Tels étaient les rapports des deux peuples.

Au moment du triomphe calviniste en Angleterre, en 1688 seulement, la première infusion et le premier mélange du goût anglais se laissent pressentir en France, avec la cour de Saint-Germain, le triste Jacques il, ses fidèles Irlandais et Hamilton. C’est là le vrai point de jonction des deux sociétés rivales. Bolingbroke vient ensuite.

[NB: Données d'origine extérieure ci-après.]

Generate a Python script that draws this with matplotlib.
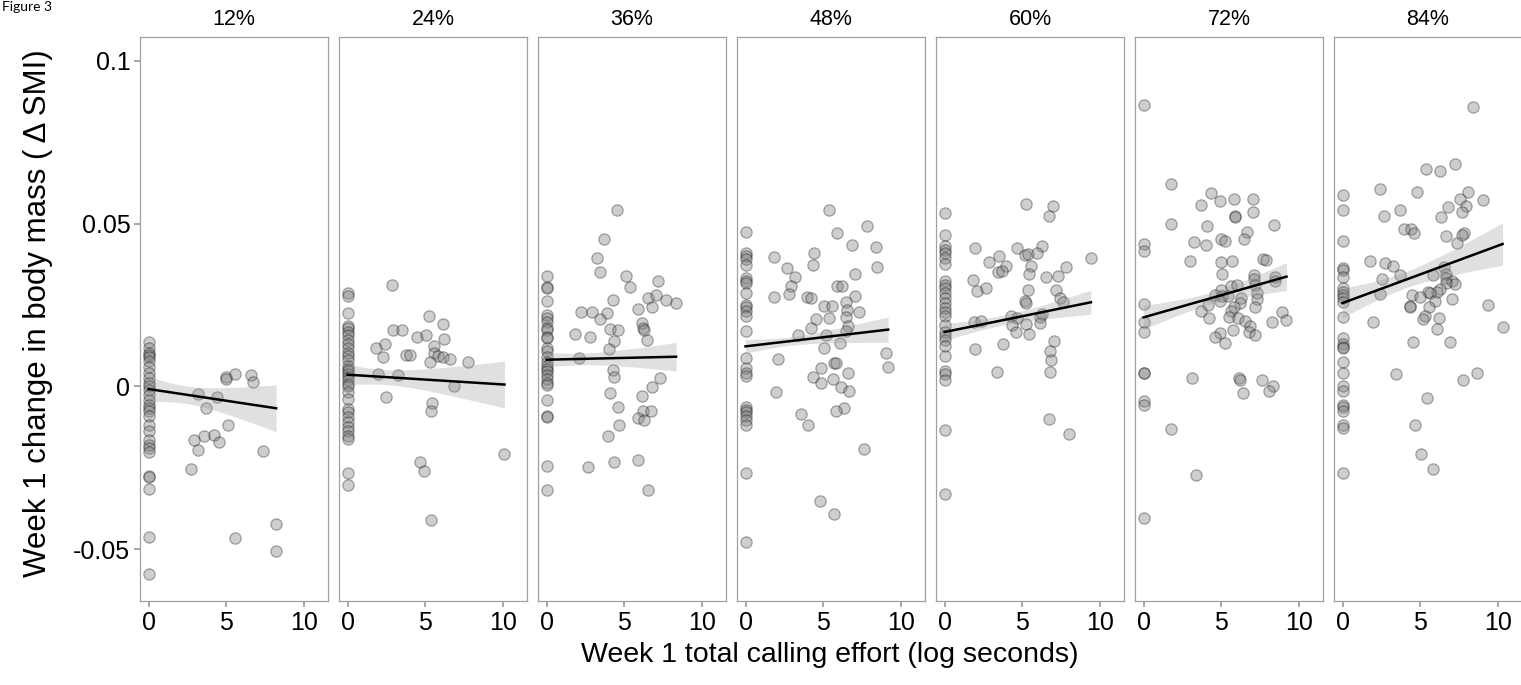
import numpy as np
import matplotlib
matplotlib.use('Agg')
import matplotlib.pyplot as plt

# ---- data ----
panels = ['12%', '24%', '36%', '48%', '60%', '72%', '84%']

# birds with zero calling effort (x = 0), change in SMI
zero_12 = [0.0135, 0.0118, 0.0102, 0.0097, 0.0090, 0.0077, 0.0061, 0.0041, 0.0026, 0.0010,
           0.0, -0.0010, -0.0026, -0.0041, -0.0056, -0.0067, -0.0077, -0.0092, -0.0118,
           -0.0138, -0.0164, -0.0179, -0.0190, -0.0200, -0.0275, -0.0279, -0.0316, -0.0461, -0.0577]
zero_24 = [0.0287, 0.0278, 0.0224, 0.0187, 0.0178, 0.0167, 0.0159, 0.0144, 0.0131, 0.0117,
           0.0102, 0.0094, 0.0080, 0.0063, 0.0054, 0.0046, 0.0038, 0.0029, 0.0019, 0.0008,
           0.0000, -0.0017, -0.0038, -0.0068, -0.0079, -0.0094, -0.0108, -0.0125, -0.0136,
           -0.0151, -0.0162, -0.0265, -0.0303]
zero_36 = [0.0339, 0.0304, 0.0301, 0.0261, 0.0218, 0.0210, 0.0199, 0.0178, 0.0174, 0.0151,
           0.0148, 0.0117, 0.0108, 0.0091, 0.0074, 0.0063, 0.0054, 0.0046, 0.0034, 0.0023,
           0.0011, 0.0003, -0.0042, -0.0091, -0.0094, -0.0244, -0.0318]
zero_48 = [0.0475, 0.0409, 0.0400, 0.0392, 0.0373, 0.0333, 0.0324, 0.0318, 0.0287, 0.0250,
           0.0244, 0.0233, 0.0216, 0.0170, 0.0087, 0.0057, 0.0040, 0.0032, -0.0062, -0.0071,
           -0.0079, -0.0091, -0.0102, -0.0117, -0.0267, -0.0477]
zero_60 = [0.0534, 0.0466, 0.0432, 0.0420, 0.0409, 0.0394, 0.0375, 0.0324, 0.0312, 0.0301,
           0.0287, 0.0273, 0.0256, 0.0242, 0.0227, 0.0216, 0.0188, 0.0167, 0.0156, 0.0142,
           0.0125, 0.0094, 0.0046, 0.0038, 0.0019, -0.0133, -0.0329]
zero_72 = [0.0865, 0.0437, 0.0415, 0.0253, 0.0199, 0.0167, 0.0042, 0.0040, -0.0045, -0.0057, -0.0403]
zero_84 = [0.0588, 0.0543, 0.0445, 0.0363, 0.0358, 0.0337, 0.0301, 0.0290, 0.0281, 0.0270,
           0.0259, 0.0214, 0.0148, 0.0131, 0.0122, 0.0117, 0.0076, 0.0042, 0.0000, -0.0015,
           -0.0057, -0.0062, -0.0074, -0.0119, -0.0128, -0.0267]

# birds that called: (log seconds, change in SMI)
x_12 = [4.96, 5.0, 5.56, 6.62, 6.72, 3.21, 4.38, 3.69, 5.13, 3.60, 4.20, 2.95, 4.53, 3.19,
        7.39, 2.72, 8.21, 5.56, 8.21]
y_12 = [0.0029, 0.0022, 0.0039, 0.0036, 0.0015, -0.0024, -0.0031, -0.0065, -0.0118, -0.0151,
        -0.0149, -0.0164, -0.0171, -0.0195, -0.0198, -0.0254, -0.0424, -0.0464, -0.0505]

x_24 = [2.84, 5.22, 6.17, 2.94, 3.53, 4.50, 5.04, 6.19, 1.80, 2.40, 2.29, 3.74, 4.00, 5.58,
        5.58, 5.80, 6.13, 6.58, 5.30, 7.75, 1.95, 3.27, 6.88, 2.49, 5.41, 5.37, 10.1, 4.65,
        4.89, 5.37]
y_24 = [0.0312, 0.0215, 0.0192, 0.0174, 0.0174, 0.0153, 0.0159, 0.0147, 0.0119, 0.0131,
        0.0089, 0.0097, 0.0097, 0.0125, 0.0102, 0.0094, 0.0089, 0.0085, 0.0074, 0.0076,
        0.0038, 0.0034, 0.0000, -0.0032, -0.0051, -0.0076, -0.0208, -0.0233, -0.0261, -0.0409]

x_36 = [4.54, 3.68, 3.25, 3.46, 5.12, 5.40, 7.16, 4.30, 6.56, 7.05, 6.77, 7.70, 8.34, 5.91,
        2.22, 2.90, 3.89, 3.46, 6.13, 4.09, 4.62, 6.24, 6.30, 1.81, 2.80, 4.32, 6.47, 4.04,
        2.11, 4.30, 4.37, 7.31, 6.80, 4.11, 6.13, 4.58, 6.24, 6.73, 5.91, 6.30, 4.69, 3.98,
        2.65, 4.32, 5.87, 6.56]
y_36 = [0.0542, 0.0454, 0.0394, 0.0352, 0.0339, 0.0304, 0.0324, 0.0265, 0.0270, 0.0281,
        0.0244, 0.0264, 0.0256, 0.0239, 0.0227, 0.0229, 0.0225, 0.0207, 0.0195, 0.0176,
        0.0174, 0.0178, 0.0174, 0.0161, 0.0153, 0.0140, 0.0142, 0.0114, 0.0088, 0.0049,
        0.0028, 0.0026, -0.0002, -0.0019, -0.0028, -0.0062, -0.0074, -0.0074, -0.0096,
        -0.0104, -0.0117, -0.0151, -0.0248, -0.0233, -0.0227, -0.0318]

x_48 = [5.35, 7.83, 5.91, 6.86, 8.37, 4.39, 1.81, 4.32, 2.67, 8.49, 3.16, 7.03, 2.95, 5.89,
        6.24, 2.80, 1.81, 3.98, 4.24, 7.03, 5.05, 5.59, 6.49, 6.54, 7.31, 4.54, 5.38, 6.49,
        4.19, 6.60, 3.38, 5.20, 6.49, 6.06, 5.05, 9.03, 2.11, 5.70, 5.85, 9.18, 4.84, 6.60,
        4.34, 5.63, 4.84, 6.13, 6.65, 1.98, 6.34, 5.81, 3.59, 4.02, 7.61, 4.77, 5.70]
y_48 = [0.0543, 0.0492, 0.0471, 0.0434, 0.0428, 0.0409, 0.0398, 0.0373, 0.0363, 0.0366,
        0.0335, 0.0344, 0.0307, 0.0307, 0.0307, 0.0284, 0.0275, 0.0276, 0.0273, 0.0278,
        0.0248, 0.0248, 0.0259, 0.0236, 0.0229, 0.0208, 0.0210, 0.0212, 0.0180, 0.0185,
        0.0159, 0.0159, 0.0170, 0.0133, 0.0117, 0.0102, 0.0085, 0.0072, 0.0072, 0.0059,
        0.0057, 0.0040, 0.0028, 0.0023, 0.0009, -0.0002, -0.0014, -0.0017, -0.0065,
        -0.0077, -0.0085, -0.0119, -0.0193, -0.0352, -0.0392]

x_60 = [5.27, 6.99, 6.73, 1.94, 4.69, 6.30, 5.16, 5.38, 5.98, 3.48, 9.42, 2.84, 3.98, 5.59,
        7.81, 3.44, 3.70, 5.42, 6.52, 7.31, 1.83, 2.09, 2.65, 5.38, 7.16, 7.42, 7.63, 5.16,
        5.23, 1.87, 2.32, 4.26, 4.69, 4.34, 5.23, 6.13, 6.30, 6.13, 4.62, 5.42, 7.03, 3.76,
        1.94, 6.77, 6.88, 3.38, 6.77, 6.73, 8.02]
y_60 = [0.0560, 0.0553, 0.0522, 0.0426, 0.0426, 0.0432, 0.0403, 0.0407, 0.0411, 0.0401,
        0.0394, 0.0383, 0.0369, 0.0369, 0.0367, 0.0352, 0.0355, 0.0346, 0.0335, 0.0339,
        0.0326, 0.0293, 0.0303, 0.0295, 0.0295, 0.0273, 0.0258, 0.0261, 0.0256, 0.0199,
        0.0202, 0.0216, 0.0210, 0.0190, 0.0193, 0.0212, 0.0221, 0.0195, 0.0167, 0.0161,
        0.0139, 0.0131, 0.0114, 0.0110, 0.0082, 0.0043, 0.0043, -0.0100, -0.0145]

x_72 = [1.78, 4.37, 3.68, 4.90, 5.83, 7.05, 5.87, 5.87, 7.05, 1.78, 4.11, 8.41, 6.67, 6.47,
        4.97, 5.23, 3.25, 4.00, 2.97, 4.97, 5.72, 7.70, 7.91, 5.06, 7.10, 7.12, 8.49, 8.49,
        5.61, 6.04, 7.16, 4.97, 4.58, 5.06, 5.44, 6.26, 7.27, 7.27, 4.90, 4.15, 6.19, 7.20,
        5.83, 5.66, 3.68, 8.88, 4.22, 5.51, 6.09, 6.52, 9.20, 8.28, 6.84, 5.76, 4.90, 6.77,
        7.16, 4.62, 5.23, 3.12, 6.13, 6.24, 7.63, 8.34, 8.06, 6.41, 1.78, 3.40]
y_72 = [0.0621, 0.0593, 0.0557, 0.0570, 0.0577, 0.0574, 0.0522, 0.0520, 0.0536, 0.0500,
        0.0494, 0.0496, 0.0474, 0.0452, 0.0454, 0.0445, 0.0443, 0.0434, 0.0386, 0.0381,
        0.0384, 0.0392, 0.0389, 0.0346, 0.0341, 0.0329, 0.0335, 0.0324, 0.0309, 0.0312,
        0.0312, 0.0295, 0.0281, 0.0278, 0.0278, 0.0273, 0.0287, 0.0267, 0.0261, 0.0250,
        0.0256, 0.0244, 0.0244, 0.0231, 0.0231, 0.0227, 0.0210, 0.0214, 0.0210, 0.0201,
        0.0204, 0.0199, 0.0184, 0.0173, 0.0165, 0.0167, 0.0159, 0.0151, 0.0133, 0.0026,
        0.0026, 0.0019, 0.0019, 0.0002, -0.0014, -0.0020, -0.0131, -0.0273]

x_84 = [8.37, 7.25, 5.39, 6.29, 2.42, 4.79, 8.05, 7.53, 9.01, 7.96, 6.76, 3.67, 7.68, 2.64,
        6.33, 3.93, 4.40, 4.57, 7.79, 7.68, 6.65, 7.36, 1.78, 2.75, 3.24, 6.50, 3.71, 5.79,
        6.65, 6.65, 2.53, 7.04, 7.21, 6.65, 6.29, 6.07, 5.49, 5.64, 2.42, 4.46, 4.99, 7.06,
        5.97, 9.36, 4.31, 4.31, 5.54, 1.95, 6.22, 5.32, 5.15, 6.07, 10.3, 4.51, 6.93, 3.43,
        8.65, 7.73, 5.43, 4.64, 5.06, 5.79]
y_84 = [0.0857, 0.0684, 0.0667, 0.0663, 0.0605, 0.0596, 0.0596, 0.0574, 0.0571, 0.0554,
        0.0551, 0.0542, 0.0537, 0.0522, 0.0521, 0.0483, 0.0483, 0.0471, 0.0471, 0.0466,
        0.0463, 0.0441, 0.0386, 0.0378, 0.0369, 0.0367, 0.0343, 0.0341, 0.0346, 0.0333,
        0.0329, 0.0324, 0.0315, 0.0318, 0.0298, 0.0290, 0.0290, 0.0286, 0.0284, 0.0282,
        0.0276, 0.0267, 0.0261, 0.0250, 0.0247, 0.0245, 0.0244, 0.0199, 0.0210, 0.0216,
        0.0207, 0.0176, 0.0182, 0.0136, 0.0136, 0.0038, 0.0042, 0.0019, -0.0037, -0.0117,
        -0.0208, -0.0253]

zeros = [zero_12, zero_24, zero_36, zero_48, zero_60, zero_72, zero_84]
xs_call = [x_12, x_24, x_36, x_48, x_60, x_72, x_84]
ys_call = [y_12, y_24, y_36, y_48, y_60, y_72, y_84]

# fitted line (model prediction) at x = 0 and slope per log second
fit_icpt = [-0.0008, 0.0036, 0.0082, 0.0123, 0.0167, 0.0212, 0.0256]
fit_slope = [-0.00072, -0.0003, 0.00011, 0.00056, 0.00097, 0.00136, 0.00176]
# half-width of the confidence ribbon: at x = 0, narrowest, at the last x
band_start = [0.0038, 0.0031, 0.0023, 0.0021, 0.0026, 0.0037, 0.0045]
band_min = [0.0027, 0.0023, 0.0018, 0.0013, 0.0015, 0.0018, 0.0025]
band_end = [0.0072, 0.0072, 0.0044, 0.0039, 0.0037, 0.0043, 0.0065]

# ---- figure ----
W, H = 1521, 685
fig = plt.figure(figsize=(W / 100, H / 100), dpi=100)
plt.rcParams['font.family'] = ['Liberation Sans', 'DejaVu Sans']

frame_col = '#a0a0a0'
for i, name in enumerate(panels):
    left = 140 + i * 199.0
    ax = fig.add_axes([left / W, 1 - 601 / H, 188 / W, 564 / H])

    x_all = np.concatenate([np.zeros(len(zeros[i])), xs_call[i]])
    y_all = np.concatenate([zeros[i], ys_call[i]])
    ax.scatter(x_all, y_all, s=66, facecolor=(0.5, 0.5, 0.5, 0.38),
               edgecolor=(0, 0, 0, 0.32), linewidth=0.9, zorder=2)

    # ribbon + line over the range of the data
    xe = max(xs_call[i])
    h0, hm, h1 = band_start[i], band_min[i], band_end[i]
    r = np.sqrt((h0 ** 2 - hm ** 2) / (h1 ** 2 - hm ** 2))
    x0 = r * xe / (1 + r)
    k = (h0 ** 2 - hm ** 2) / x0 ** 2
    xx = np.linspace(0, xe, 100)
    yy = fit_icpt[i] + fit_slope[i] * xx
    hw = np.sqrt(hm ** 2 + k * (xx - x0) ** 2)
    ax.fill_between(xx, yy - hw, yy + hw, color='#999999', alpha=0.3, lw=0, zorder=3)
    ax.plot(xx, yy, color='black', lw=1.8, zorder=4)

    ax.set_xlim(-0.55, 11.55)
    ax.set_ylim(-0.0659, 0.1073)
    ax.set_xticks([0, 5, 10])
    ax.set_xticklabels(['0', '5', '10'])
    ax.set_yticks([-0.05, 0, 0.05, 0.1])
    if i == 0:
        ax.set_yticklabels(['-0.05', '0', '0.05', '0.1'])
    else:
        ax.tick_params(axis='y', left=False, labelleft=False)
    ax.tick_params(length=4, width=1.3, color=frame_col, labelsize=18, pad=3)
    for sp in ax.spines.values():
        sp.set_color(frame_col)
        sp.set_linewidth(0.9)
    ax.text(0.5, 1.012, name, transform=ax.transAxes, ha='center', va='bottom', fontsize=15.5)

fig.text(830 / W, 1 - 655 / H, 'Week 1 total calling effort (log seconds)',
         ha='center', va='center', fontsize=20.5)
fig.text(38 / W, 1 - 313 / H, 'Week 1 change in body mass (\u2009\u0394\u2009SMI)',
         ha='center', va='center', rotation=90, fontsize=22.5)
fig.text(2 / W, 1 - 11 / H, 'Figure 3', ha='left', va='baseline', fontsize=10,
         family=['Lato', 'DejaVu Sans'])

fig.savefig('out.png', dpi=100)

Un jour, dans le salon de Mme de Tencin, qui aspirait à la succession de Ninon de Lenclos, et que Dubois daignait alors protéger de son amour, on vit paraître au milieu des gens de plaisir et d’esprit qui le remplissaient un Anglais extraordinaire. Beau, de faciles manières, le vrai grand seigneur, leste dans ses discours, plus hardi dans sa galanterie que les jeunes ducs de la régence, plus profane que ce méchant Nocé[1], racontant bien, parlant philosophie mieux que Gassendi et impiété mieux que Chaulieu, doué de la faculté de séduire, de dominer et d’entraîner, il fût bientôt le maître de ce brillant mauvais lieu, que des aventures sanglantes rendirent célèbre plus tard, et

  1. V. Mémoires de Charlotte de Bavière.